3. In an age where people connect online, make the effort to connect with people in person.

Social media is a staple in relationships these days – whether it’s your best friend since kindergarten or someone you met two days ago, you’re probably keeping up with them on Instagram or Snapchat. However, just because you’re popular on social media doesn’t mean you’ve got thousands of friends. “With social media and stuff, you’ve got people who will interact with you online…  but they don’t actually really know you. Some people even make the mistake of false intimacy, where they’ll pour their heart out for anyone will see, and the moment someone responds they’ll think there’s a connection. It’s not really a connection; we need face-to-face time,” Mr. Wang explains. His advice is to re-evaluate your relationships and think about your trust in people. “Recognize the people that you can trust to be there for you, and don’t let the number of followers or likes that you get give you false friendship. If you really value connection with friendship, take it offline.”

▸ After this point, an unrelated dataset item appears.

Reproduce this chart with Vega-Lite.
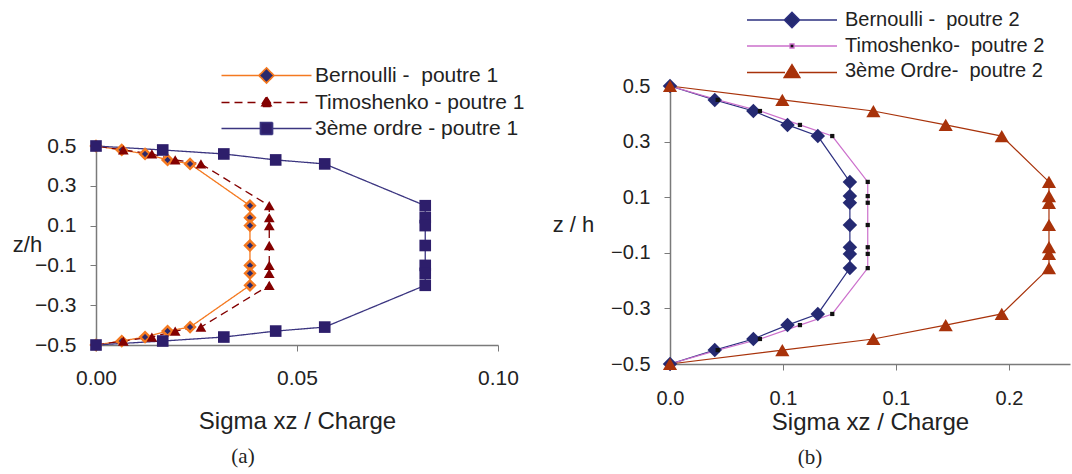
{
  "$schema": "https://vega.github.io/schema/vega-lite/v6.json",
  "background": "white",
  "padding": {"left": 12, "top": 10, "right": 0, "bottom": 0},
  "datasets": {
    "left": [
      {"s": "B1", "z": 0.5, "x": 0}, {"s": "B1", "z": 0.48, "x": 0.0064}, {"s": "B1", "z": 0.46, "x": 0.0122}, {"s": "B1", "z": 0.43, "x": 0.0178}, {"s": "B1", "z": 0.41, "x": 0.0234},
      {"s": "B1", "z": 0.2, "x": 0.0383}, {"s": "B1", "z": 0.14, "x": 0.0383}, {"s": "B1", "z": 0.1, "x": 0.0383}, {"s": "B1", "z": 0, "x": 0.0383}, {"s": "B1", "z": -0.1, "x": 0.0383}, {"s": "B1", "z": -0.14, "x": 0.0383}, {"s": "B1", "z": -0.2, "x": 0.0383},
      {"s": "B1", "z": -0.41, "x": 0.0234}, {"s": "B1", "z": -0.43, "x": 0.0178}, {"s": "B1", "z": -0.46, "x": 0.0122}, {"s": "B1", "z": -0.48, "x": 0.0064}, {"s": "B1", "z": -0.5, "x": 0},
      {"s": "T1", "z": 0.5, "x": 0}, {"s": "T1", "z": 0.48, "x": 0.0068}, {"s": "T1", "z": 0.46, "x": 0.0139}, {"s": "T1", "z": 0.43, "x": 0.0197}, {"s": "T1", "z": 0.41, "x": 0.0261},
      {"s": "T1", "z": 0.2, "x": 0.0431}, {"s": "T1", "z": 0.14, "x": 0.0431}, {"s": "T1", "z": 0.1, "x": 0.0431}, {"s": "T1", "z": 0, "x": 0.0431}, {"s": "T1", "z": -0.1, "x": 0.0431}, {"s": "T1", "z": -0.14, "x": 0.0431}, {"s": "T1", "z": -0.2, "x": 0.0431},
      {"s": "T1", "z": -0.41, "x": 0.0261}, {"s": "T1", "z": -0.43, "x": 0.0197}, {"s": "T1", "z": -0.46, "x": 0.0139}, {"s": "T1", "z": -0.48, "x": 0.0068}, {"s": "T1", "z": -0.5, "x": 0},
      {"s": "O1", "z": 0.5, "x": 0}, {"s": "O1", "z": 0.48, "x": 0.0166}, {"s": "O1", "z": 0.46, "x": 0.0318}, {"s": "O1", "z": 0.43, "x": 0.0447}, {"s": "O1", "z": 0.41, "x": 0.0569},
      {"s": "O1", "z": 0.2, "x": 0.0819}, {"s": "O1", "z": 0.14, "x": 0.0819}, {"s": "O1", "z": 0.1, "x": 0.0819}, {"s": "O1", "z": 0, "x": 0.0819}, {"s": "O1", "z": -0.1, "x": 0.0819}, {"s": "O1", "z": -0.14, "x": 0.0819}, {"s": "O1", "z": -0.2, "x": 0.0819},
      {"s": "O1", "z": -0.41, "x": 0.0569}, {"s": "O1", "z": -0.43, "x": 0.0447}, {"s": "O1", "z": -0.46, "x": 0.0318}, {"s": "O1", "z": -0.48, "x": 0.0166}, {"s": "O1", "z": -0.5, "x": 0}
    ],
    "right": [
      {"s": "B2", "z": 0.5, "x": 0}, {"s": "B2", "z": 0.45, "x": 0.0198}, {"s": "B2", "z": 0.41, "x": 0.0369}, {"s": "B2", "z": 0.36, "x": 0.052}, {"s": "B2", "z": 0.32, "x": 0.0654},
      {"s": "B2", "z": 0.155, "x": 0.0796}, {"s": "B2", "z": 0.104, "x": 0.0796}, {"s": "B2", "z": 0.08, "x": 0.0796}, {"s": "B2", "z": 0, "x": 0.0796}, {"s": "B2", "z": -0.08, "x": 0.0796}, {"s": "B2", "z": -0.104, "x": 0.0796}, {"s": "B2", "z": -0.155, "x": 0.0796},
      {"s": "B2", "z": -0.32, "x": 0.0654}, {"s": "B2", "z": -0.36, "x": 0.052}, {"s": "B2", "z": -0.41, "x": 0.0369}, {"s": "B2", "z": -0.45, "x": 0.0198}, {"s": "B2", "z": -0.5, "x": 0},
      {"s": "T2", "z": 0.5, "x": 0}, {"s": "T2", "z": 0.45, "x": 0.0211}, {"s": "T2", "z": 0.41, "x": 0.0398}, {"s": "T2", "z": 0.36, "x": 0.0575}, {"s": "T2", "z": 0.32, "x": 0.0718},
      {"s": "T2", "z": 0.155, "x": 0.0875}, {"s": "T2", "z": 0.104, "x": 0.0875}, {"s": "T2", "z": 0.08, "x": 0.0875}, {"s": "T2", "z": 0, "x": 0.0875}, {"s": "T2", "z": -0.08, "x": 0.0875}, {"s": "T2", "z": -0.104, "x": 0.0875}, {"s": "T2", "z": -0.155, "x": 0.0875},
      {"s": "T2", "z": -0.32, "x": 0.0718}, {"s": "T2", "z": -0.36, "x": 0.0575}, {"s": "T2", "z": -0.41, "x": 0.0398}, {"s": "T2", "z": -0.45, "x": 0.0211}, {"s": "T2", "z": -0.5, "x": 0},
      {"s": "O2", "z": 0.5, "x": 0}, {"s": "O2", "z": 0.45, "x": 0.0497}, {"s": "O2", "z": 0.41, "x": 0.09}, {"s": "O2", "z": 0.36, "x": 0.122}, {"s": "O2", "z": 0.32, "x": 0.1468},
      {"s": "O2", "z": 0.155, "x": 0.1677}, {"s": "O2", "z": 0.104, "x": 0.1677}, {"s": "O2", "z": 0.08, "x": 0.1677}, {"s": "O2", "z": 0, "x": 0.1677}, {"s": "O2", "z": -0.08, "x": 0.1677}, {"s": "O2", "z": -0.104, "x": 0.1677}, {"s": "O2", "z": -0.155, "x": 0.1677},
      {"s": "O2", "z": -0.32, "x": 0.1468}, {"s": "O2", "z": -0.36, "x": 0.122}, {"s": "O2", "z": -0.41, "x": 0.09}, {"s": "O2", "z": -0.45, "x": 0.0497}, {"s": "O2", "z": -0.5, "x": 0}
    ]
  },
  "hconcat": [
    {
      "width": 402,
      "height": 259,
      "data": {"name": "left"},
      "title": {"text": "(a)", "orient": "bottom", "anchor": "middle", "dx": -54, "offset": 13, "font": "Liberation Serif", "fontSize": 21, "fontWeight": "normal", "color": "#222"},
      "encoding": {
        "x": {"field": "x", "type": "quantitative", "scale": {"domain": [0, 0.1], "nice": false, "zero": false},
          "axis": {"values": [0, 0.05, 0.1], "format": ".2f", "title": "Sigma xz / Charge", "titleY": 76, "titleBaseline": "middle", "labelFontSize": 21, "labelPadding": 16, "titleFontSize": 24}},
        "y": {"field": "z", "type": "quantitative", "scale": {"domain": [-0.5, 0.5], "range": [259, 60], "nice": false, "zero": false},
          "axis": {"values": [-0.5, -0.3, -0.1, 0.1, 0.3, 0.5], "format": ".1f", "title": "z/h", "titleAngle": 0, "titleX": -69, "titleY": 158, "titleAlign": "center", "titleBaseline": "middle", "labelFontSize": 21, "titleFontSize": 22}}
      },
      "layer": [
        {
          "mark": {"type": "point", "filled": true, "opacity": 0, "size": 100},
          "encoding": {
            "shape": {"field": "s", "type": "nominal",
              "scale": {"domain": ["B1", "T1", "O1"], "range": [
                "M-9,0L-1.6,0M1.6,0L9,0M0,-1.5L1.5,0L0,1.5L-1.5,0Z",
                "M-9,0L-1.4,0M1.4,0L9,0M0,-1.1L1.2,0.8L-1.2,0.8Z",
                "M-9,0L-1.2,0M1.2,0L9,0M-1.2,-1.2L1.2,-1.2L1.2,1.2L-1.2,1.2Z"]},
              "legend": {
                "orient": "none", "legendX": 160, "legendY": -21, "title": null, "padding": 0,
                "labelFont": "Liberation Sans", "labelFontSize": 21, "labelColor": "#222", "labelOffset": 38, "labelLimit": 500,
                "symbolSize": 100, "symbolOpacity": 1, "symbolStrokeWidth": 1.7, "rowPadding": 4,
                "labelExpr": "datum.value === 'B1' ? 'Bernoulli -\u00a0 poutre 1' : datum.value === 'T1' ? 'Timoshenko - poutre 1' : '3ème ordre - poutre 1'"
              }}
          }
        },
        {
          "mark": {"type": "line", "strokeWidth": 1.3},
          "encoding": {
            "order": {"field": "z", "type": "quantitative"},
            "stroke": {"field": "s", "type": "nominal", "scale": {"domain": ["B1", "T1", "O1"], "range": ["#f47920", "#830000", "#3b3580"]}, "legend": null},
            "strokeDash": {"field": "s", "type": "nominal", "scale": {"domain": ["B1", "T1", "O1"], "range": [[1, 0], [8, 5], [1, 0]]}, "legend": null}
          }
        },
        {
          "mark": {"type": "point", "filled": true, "opacity": 1, "strokeWidth": 2.5},
          "encoding": {
            "fill": {"field": "s", "type": "nominal", "scale": {"domain": ["B1", "T1", "O1"], "range": ["#2c2a6c", "#830000", "#2d1e6b"]}, "legend": null},
            "shape": {"condition": [{"test": "datum.s === 'T1'", "value": "triangle-up"}, {"test": "datum.s === 'O1'", "value": "square"}], "value": "diamond"},
            "size": {"condition": [{"test": "datum.s === 'T1'", "value": 115}, {"test": "datum.s === 'O1'", "value": 135}], "value": 95},
            "stroke": {"condition": {"test": "datum.s === 'B1'", "value": "#f47920"}, "value": "transparent"}
          }
        }
      ]
    },
    {
      "width": 400,
      "height": 278,
      "data": {"name": "right"},
      "title": {"text": "(b)", "orient": "bottom", "anchor": "middle", "dx": -60, "offset": 13, "font": "Liberation Serif", "fontSize": 21, "fontWeight": "normal", "color": "#222"},
      "encoding": {
        "x": {"field": "x", "type": "quantitative", "scale": {"domain": [0, 0.177], "nice": false, "zero": false},
          "axis": {"values": [0, 0.05, 0.1, 0.15], "labelExpr": "datum.value < 0.01 ? '0.0' : datum.value < 0.125 ? '0.1' : '0.2'", "title": "Sigma xz / Charge", "titleY": 58, "titleBaseline": "middle", "labelFontSize": 20, "labelPadding": 18, "titleFontSize": 24}},
        "y": {"field": "z", "type": "quantitative", "scale": {"domain": [-0.5, 0.5], "nice": false, "zero": false},
          "axis": {"values": [-0.5, -0.3, -0.1, 0.1, 0.3, 0.5], "format": ".1f", "title": "z / h", "titleAngle": 0, "titleX": -97, "titleY": 138, "titleAlign": "center", "titleBaseline": "middle", "labelFontSize": 20, "titleFontSize": 22}}
      },
      "layer": [
        {
          "mark": {"type": "point", "filled": true, "opacity": 0, "size": 100},
          "encoding": {
            "shape": {"field": "s", "type": "nominal",
              "scale": {"domain": ["B2", "T2", "O2"], "range": [
                "M-9,0L-1.6,0M1.6,0L9,0M0,-1.55L1.55,0L0,1.55L-1.55,0Z",
                "M-9,0L-0.4,0M0.4,0L9,0M-0.4,-0.4L0.4,-0.4L0.4,0.4L-0.4,0.4Z",
                "M-9,0.3L-1.4,0.3M1.4,0.3L9,0.3M0,-1.3L1.6,1.3L-1.6,1.3Z"]},
              "legend": {
                "orient": "none", "legendX": 112, "legendY": -76, "title": null, "padding": 0,
                "labelFont": "Liberation Sans", "labelFontSize": 20, "labelColor": "#222", "labelOffset": 43, "labelLimit": 500,
                "symbolSize": 100, "symbolOpacity": 1, "symbolStrokeWidth": 1.3, "rowPadding": 5,
                "labelExpr": "datum.value === 'B2' ? '\u00a0Bernoulli -\u00a0 poutre 2' : datum.value === 'T2' ? 'Timoshenko-\u00a0 poutre 2' : '3ème Ordre-\u00a0 poutre 2'"
              }}
          }
        },
        {
          "mark": {"type": "line", "strokeWidth": 1.2},
          "encoding": {
            "order": {"field": "z", "type": "quantitative"},
            "stroke": {"field": "s", "type": "nominal", "scale": {"domain": ["B2", "T2", "O2"], "range": ["#2d3080", "#cc70cc", "#a8320a"]}, "legend": null}
          }
        },
        {
          "mark": {"type": "point", "filled": true, "opacity": 1, "strokeWidth": 0},
          "encoding": {
            "fill": {"field": "s", "type": "nominal", "scale": {"domain": ["B2", "T2", "O2"], "range": ["#252a72", "#111111", "#a8320a"]}, "legend": null},
            "shape": {"condition": [{"test": "datum.s === 'T2'", "value": "square"}, {"test": "datum.s === 'O2'", "value": "triangle-up"}], "value": "diamond"},
            "size": {"condition": [{"test": "datum.s === 'T2'", "value": 18}, {"test": "datum.s === 'O2'", "value": 200}], "value": 210}
          }
        }
      ]
    }
  ],
  "spacing": 172,
  "bounds": "flush",
  "resolve": {"scale": {"x": "independent", "y": "independent", "stroke": "independent", "fill": "independent", "shape": "independent", "strokeDash": "independent"}, "legend": {"shape": "independent"}},
  "config": {
    "view": {"stroke": null},
    "font": "Liberation Sans",
    "axis": {"grid": false, "domainColor": "#7a7a7a", "domainWidth": 1.5, "tickColor": "#7a7a7a", "tickSize": 6, "tickWidth": 1, "labelColor": "#222", "titleColor": "#222", "labelFont": "Liberation Sans", "titleFont": "Liberation Sans", "titleFontWeight": "normal", "labelPadding": 14, "labelFlush": false, "labelOverlap": false}
  }
}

4. Try to understand what your parents and families are thinking.

No matter what your relationship is with your family, it’s certainly a different dynamic than what you have with your friends or romantic partners. And it takes a bit more work to understand. “I remember when I was fighting a lot,” Mr. Wang says. “It’s hard for [parents], to see you leave the nest. There’s a conflict of perspective: kids are looking at the short-term, and parents think long-term.”

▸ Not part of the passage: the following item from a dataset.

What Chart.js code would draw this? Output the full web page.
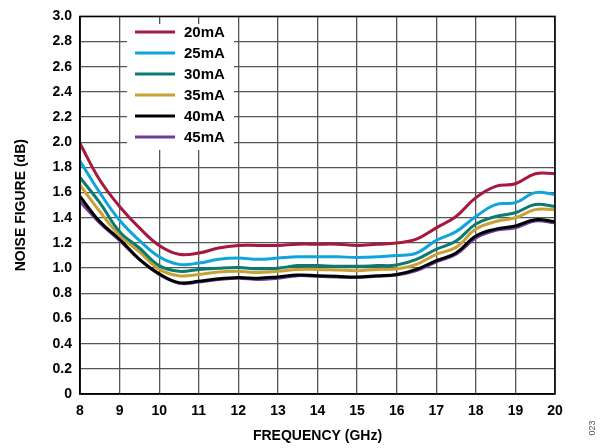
<!DOCTYPE html>
<html lang="en">
<head>
    <meta charset="UTF-8">
    <title>Noise Figure vs Frequency</title>
    <style>
        body { margin: 0; background: #fff; }
        #wrap { width: 604px; height: 448px; }
    </style>
</head>
<body>
    <div id="wrap"><canvas id="nfChart" width="604" height="448"></canvas></div>
    <script src="https://cdn.jsdelivr.net/npm/chart.js@4.4.1/dist/chart.umd.min.js"></script>
    <script type="text/javascript">
        // frequency points (GHz)
        const freq = [8, 8.5, 9, 9.5, 10, 10.5, 11, 11.5, 12, 12.5, 13, 13.5, 14, 14.5, 15, 15.5, 16, 16.5, 17, 17.5, 18, 18.5, 19, 19.5, 20];

        // noise figure (dB) per bias current
        const nf20mA = [1.99, 1.70, 1.49, 1.32, 1.18, 1.11, 1.12, 1.16, 1.18, 1.18, 1.18, 1.19, 1.19, 1.19, 1.18, 1.19, 1.20, 1.23, 1.32, 1.41, 1.56, 1.65, 1.67, 1.75, 1.75];
        const nf25mA = [1.85, 1.60, 1.38, 1.22, 1.09, 1.03, 1.04, 1.07, 1.08, 1.07, 1.08, 1.09, 1.09, 1.09, 1.085, 1.09, 1.10, 1.12, 1.22, 1.29, 1.41, 1.505, 1.52, 1.60, 1.585];
        const nf30mA = [1.72, 1.52, 1.29, 1.16, 1.02, 0.975, 0.99, 1.00, 1.005, 0.995, 1.00, 1.02, 1.02, 1.015, 1.015, 1.02, 1.025, 1.07, 1.15, 1.215, 1.35, 1.41, 1.44, 1.505, 1.49];
        const nf35mA = [1.66, 1.45, 1.26, 1.13, 0.99, 0.94, 0.95, 0.97, 0.975, 0.965, 0.975, 0.99, 0.99, 0.985, 0.98, 0.99, 0.995, 1.03, 1.11, 1.165, 1.31, 1.37, 1.40, 1.465, 1.465];
        const nf40mA = [1.57, 1.37, 1.23, 1.07, 0.955, 0.885, 0.895, 0.915, 0.925, 0.92, 0.93, 0.945, 0.94, 0.935, 0.93, 0.94, 0.95, 0.99, 1.06, 1.12, 1.255, 1.31, 1.335, 1.385, 1.37];
        const nf45mA = [1.53, 1.36, 1.22, 1.07, 0.95, 0.88, 0.89, 0.91, 0.92, 0.91, 0.92, 0.94, 0.935, 0.93, 0.925, 0.935, 0.945, 0.98, 1.05, 1.11, 1.24, 1.30, 1.32, 1.375, 1.36];

        const seriesNames = ['20mA', '25mA', '30mA', '35mA', '40mA', '45mA'];
        const seriesData = [nf20mA, nf25mA, nf30mA, nf35mA, nf40mA, nf45mA];
        const seriesColors = ['#a6193f', '#0ea5dd', '#0b7a70', '#c9a033', '#000000', '#6e3d98'];

        const FONT = '"Liberation Sans", Arial, sans-serif';

        const datasets = seriesNames.map((name, i) => ({
            label: name,
            data: freq.map((f, j) => ({ x: f, y: seriesData[i][j] })),
            borderColor: seriesColors[i],
            borderWidth: 3,
            pointRadius: 0,
            fill: false,
            tension: 0.4
        }));

        // legend box + frame + figure number
        const decorations = {
            id: 'decorations',
            afterDraw(chart) {
                const ctx = chart.ctx;
                const a = chart.chartArea;
                ctx.save();
                ctx.strokeStyle = '#000';
                ctx.lineWidth = 1.5;
                ctx.strokeRect(a.left, a.top, a.right - a.left, a.bottom - a.top);

                ctx.fillStyle = '#fff';
                ctx.fillRect(127, 24, 107, 126);
                ctx.font = 'bold 15px ' + FONT;
                ctx.textBaseline = 'middle';
                seriesNames.forEach((name, i) => {
                    const y = 32 + i * 21;
                    ctx.strokeStyle = seriesColors[i];
                    ctx.lineWidth = 3;
                    ctx.beginPath();
                    ctx.moveTo(135, y);
                    ctx.lineTo(175, y);
                    ctx.stroke();
                    ctx.fillStyle = '#000';
                    ctx.fillText(name, 184, y + 1);
                });

                ctx.translate(593, 428);
                ctx.rotate(-Math.PI / 2);
                ctx.font = '9px ' + FONT;
                ctx.fillStyle = '#555';
                ctx.textAlign = 'center';
                ctx.fillText('023', 0, 0);
                ctx.restore();
            }
        };

        new Chart(document.getElementById('nfChart'), {
            type: 'line',
            data: { datasets: datasets },
            options: {
                responsive: false,
                animation: false,
                layout: { padding: { top: 14, right: 49, left: 0, bottom: 0 } },
                plugins: { legend: { display: false }, tooltip: { enabled: false } },
                scales: {
                    x: {
                        type: 'linear',
                        min: 8,
                        max: 20,
                        afterFit(axis) { axis.height = 54; },
                        ticks: {
                            stepSize: 1,
                            padding: 9,
                            color: '#000',
                            font: { family: FONT, size: 14, weight: 'bold' }
                        },
                        grid: { color: '#555', lineWidth: 1.3, drawTicks: false },
                        border: { color: '#000', width: 1.5 },
                        title: {
                            display: true,
                            text: 'FREQUENCY (GHz)',
                            color: '#000',
                            padding: { top: 0, bottom: 3 },
                            font: { family: FONT, size: 14, weight: 'bold' }
                        }
                    },
                    y: {
                        min: 0,
                        max: 3,
                        afterFit(axis) { axis.width = 80; },
                        ticks: {
                            stepSize: 0.2,
                            padding: 8,
                            color: '#000',
                            font: { family: FONT, size: 14, weight: 'bold' },
                            callback: v => (v === 0 ? '0' : v.toFixed(1))
                        },
                        grid: { color: '#555', lineWidth: 1.3, drawTicks: false },
                        border: { color: '#000', width: 1.5 },
                        title: {
                            display: true,
                            text: 'NOISE FIGURE (dB)',
                            color: '#000',
                            padding: { top: 13, bottom: 0 },
                            font: { family: FONT, size: 14, weight: 'bold' }
                        }
                    }
                }
            },
            plugins: [decorations]
        });
    </script>
</body>
</html>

So how do you love your parents? “We would talk about what we love about each other,” Ms. Price says. The best way to sustain a relationship is to talk with your family, and come to an understanding. “What it really comes down to is learning to communicate, and learning to listen,” Mr. Wang advises. “And not letting the old habits of how you’ve communicated – or not communicated – and old habits of how you fought.. make you mad. Growing up and maturing means that you can stop, check your emotions, try to put yourself into other person’s shoes, and then try to mediate.” 

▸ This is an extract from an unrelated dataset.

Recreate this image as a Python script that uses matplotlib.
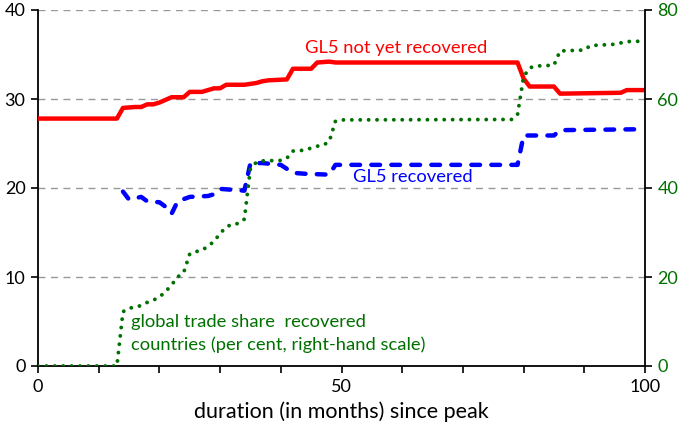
import matplotlib
matplotlib.use("Agg")
import matplotlib.pyplot as plt

plt.rcParams['font.family'] = ['Lato', 'DejaVu Sans']

# GL5 not yet recovered (left scale)
red_months = [0, 13, 14, 16, 17, 18, 19, 20, 21, 22, 24, 25, 27, 28, 29, 30, 31, 34, 35, 36, 37, 38, 41, 42, 45, 46, 48, 49, 79, 80, 81, 85, 86, 96, 97, 100]
red_values = [27.8, 27.8, 29.0, 29.1, 29.1, 29.4, 29.4, 29.6, 29.9, 30.2, 30.2, 30.8, 30.8, 31.0, 31.2, 31.2, 31.6, 31.6, 31.7, 31.8, 32.0, 32.1, 32.2, 33.4, 33.4, 34.1, 34.2, 34.1, 34.1, 32.3, 31.4, 31.4, 30.6, 30.7, 31.0, 31.0]

# GL5 recovered (left scale)
blue_months = [14, 15, 17, 18, 20, 21, 22, 23, 25, 28, 29, 30, 34, 35, 37, 40, 42, 44, 48, 49, 79, 80, 85, 86, 99]
blue_values = [19.6, 18.7, 19.0, 18.5, 18.4, 17.9, 17.1, 18.5, 19.0, 19.1, 19.3, 19.9, 19.7, 22.8, 22.8, 22.6, 21.7, 21.6, 21.5, 22.6, 22.6, 25.9, 25.9, 26.5, 26.6]

# global trade share of recovered countries (right scale, per cent)
green_months = [0, 13, 14, 15, 16, 17, 18, 19, 20, 21, 22, 23, 24, 25, 26, 27, 28, 29, 30, 31, 32, 33, 34, 35, 36, 37, 40, 41, 42, 44, 45, 46, 47, 48, 49, 50, 78, 79, 80, 81, 82, 85, 86, 90, 91, 95, 96, 97, 100]
green_values = [0, 0, 12.2, 13.0, 13.2, 13.6, 14.3, 14.8, 15.5, 16.7, 18.2, 20.0, 21.0, 25.2, 25.7, 26.0, 26.9, 28.0, 29.8, 31.2, 31.9, 32.0, 33.0, 44.5, 45.8, 46.1, 46.2, 46.7, 48.3, 48.5, 49.0, 49.4, 49.6, 50.5, 55.0, 55.3, 55.4, 56.5, 65.0, 67.0, 67.4, 67.6, 70.8, 71.0, 72.0, 72.3, 72.6, 72.9, 73.0]

x_ticks = [0, 10, 20, 30, 40, 50, 60, 70, 80, 90, 100]
x_ticklabels = ['0', '', '', '', '', '50', '', '', '', '', '100']
left_ticks = [0, 10, 20, 30, 40]
right_ticks = [0, 20, 40, 60, 80]

RED = '#ff0000'
BLUE = '#0000ff'
GREEN = '#007000'

fig = plt.figure(figsize=(6.85, 4.38), dpi=100)
ax = fig.add_axes([38/685, 1-366/438, (645-38)/685, (366-10)/438])
ax2 = ax.twinx()

ax.set_xlim(0, 100)
ax.set_ylim(0, 40)
ax2.set_ylim(0, 80)

for y in left_ticks[1:]:
    ax.axhline(y, color='#999999', lw=1.0, ls=(0, (5, 4)), zorder=0)

ax.plot(red_months, red_values, color=RED, lw=3.2, solid_joinstyle='round', zorder=3)
ax.plot(blue_months, blue_values, color=BLUE, lw=3.2, ls=(0, (1.95, 2.55)), dash_capstyle='round', zorder=3)
ax2.plot(green_months, green_values, color=GREEN, lw=2.8, ls=(0, (0.01, 2.15)), dash_capstyle='round', zorder=3)

ax.set_xticks(x_ticks)
ax.set_xticklabels(x_ticklabels)
ax.set_yticks(left_ticks)
ax2.set_yticks(right_ticks)

for a in (ax, ax2):
    a.spines['top'].set_visible(False)
    for s in a.spines.values():
        s.set_linewidth(1.3)
        s.set_color('black')
ax.spines['right'].set_visible(False)
ax2.spines['left'].set_visible(False)
ax2.spines['bottom'].set_visible(False)

ax.tick_params(axis='x', direction='out', length=5, width=1.2, labelsize=13, pad=4)
ax.tick_params(axis='y', direction='out', length=5, width=1.2, labelsize=13, pad=4)
ax2.tick_params(axis='y', direction='out', length=5, width=1.2, labelsize=13, pad=4, labelcolor=GREEN)

ax.set_xlabel('duration (in months) since peak', fontsize=15.5, labelpad=5)

fig.text(305/685, 1-48/438, 'GL5 not yet recovered', color=RED, fontsize=13.2, ha='left', va='center')
fig.text(353/685, 1-177/438, 'GL5 recovered', color=BLUE, fontsize=13.2, ha='left', va='center')
fig.text(131/685, 1-322/438, 'global trade share  recovered', color=GREEN, fontsize=13.2, ha='left', va='center')
fig.text(131/685, 1-345/438, 'countries (per cent, right-hand scale)', color=GREEN, fontsize=13.2, ha='left', va='center')

fig.savefig('out.png', dpi=100)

5. Romantic relationships are as much about what you bring as what you get from it.

Romance. “Whether you’re in high school or you’re in your 30’s, everyone wants that feeling,” Mr. Wang expresses. “The question is, are you read to be in a relationship that experiences and nurtures that in an emotionally healthy way? And that’s the hardest part.” 

In high school, people are usually forming their first relationship with others, and it’s hard to know what to do, or even how to date. However, maybe it’s better not to rush into it. Mr. Wang advises, “[You should] have a good sense of self before you go into a relationship. Both people should know their value as a person, have confidence in that, and bring that to a relationship. You gotta do your own work to figure your problems out, so that you can bring a fuller version of yourself to the table. And those are the relationships that really really thrive.” 

6. Have fun outside of relationships by doing things that you love. 

“I don’t want people to feel sad that they don’t have a boyfriend or girlfriend. And that bothers me… I just don’t see that way. Maybe one day you will. So now you’re gonna be upset? And not have a good time? You have to live for the moment. And have fun,” declares Ms. Price. Relationships are great, but they’re not everything. Just because it’s Valentine’s Day (or really, any time of the year) doesn’t mean that you need to be in a relationship. Instead, spend some time loving yourself. “When I’m not [in a relationship].. I start doing things I love. I’ll start spending time reading things I love, or making a painting myself. Going out for dinner, even alone – I don’t care!” Ms. Price concludes. 

7. One last comment from Ms. Price: “Personally, I like chocolate and roses.”